U.S. Pat. No. 5,506,049 of Swei and Arthur, assigned to Rogers Corp. is titled Particulate Filled Composite Film and Method of Making Same, and teaches the fabrication of films made with fluoropolymers filled with small particles for use as dielectric substrates.
U.S. Pat. No. 4,330,587 of Woodbrey, assigned to Monsanto Co. is titled Metal-Thermoplastic-Metal Laminates, teaches the fabrication of films which may be formed easily and exhibit high tensile strength. The core layer is polyamide or polyester sandwiched between aluminum alloy layers. This patent addresses applications calling for relatively thick layers where the core layer is between 0.01 and 0.09 inches (0.25 mm to 2.3 mm), with metal coatings of 0.002 to 0.0085 inches (50 to 210 micrometers).
U.S. Pat. No. 5,587,125 of Roychowdhury, assigned to Schneider (USA) Inc. is titled Non-Coextrusion Method of Making Multi-Layer Angioplasty Balloons, and teaches the fabrication of composite cylinders by fusing concentric tubes which then undergo blow molding.
U.S. Pat. No. 5,691,015 of Tsukamoto and Shimizu, assigned to Aicello Chemical Co. in Japan, is titled Composite Film Bags for Packaging, also teaches the fabrication of composite films, but those are used for making large bags suitable for storing chemical agents for agriculture where the outer film may be peeled off and the inner film is water soluble.
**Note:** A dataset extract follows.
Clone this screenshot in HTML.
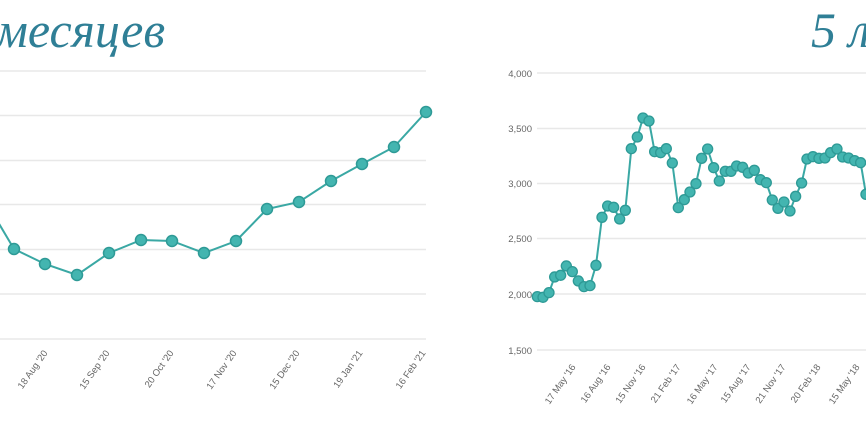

When it is buried in soil, the film dissolves in water to release the agent.
U.S. Pat. No. 5,746,968 of Radisch, Jr., assigned to Interventional Technologies, Inc. is titled Method for Manufacturing a High Strength Angioplasty Balloon, and presents a method to increase the strength of a polymer balloon by special processing that results in directional orientation of the polymer chains using overstretching the balloon at an appropriate temperature. The method is claimed to preempt pinholes arising from the stretching steps. The balloon is not a composite.
U.S. Pat. No. 5,270,086 of Hamlin, assigned to Schneider (USA), with the title Multilayer Extrusion of Angioplasty Balloons, and presents a method to fabricate multiplayer balloons by co-extrusion, which have stable dimensions when stretched by pressurization.
U.S. Pat. No. 5,647,848 of Jorgensen, assigned to Meadox Medical, Inc., with the title High Strength Low Compliance Composite Balloon for Balloon Catheters, presents an elastomeric film that is restricted in its expansion under pressure by a constraining structure of filaments of high strength polymers such as Aramide, polyethylene or steel, carbon and so on. The result is a balloon strengthened against overexpansion by the helical filaments wound counter to one another.
Nylon 12 based nano-composites with low percentages of loading, on the order of a 2–5 percent, have achieved a significant (65%) decrease in the composite's flexural modulus and an even more significant (135%) increase in elongation. These properties seem to be needed for future angioplasty balloons as well as for stent deployment systems.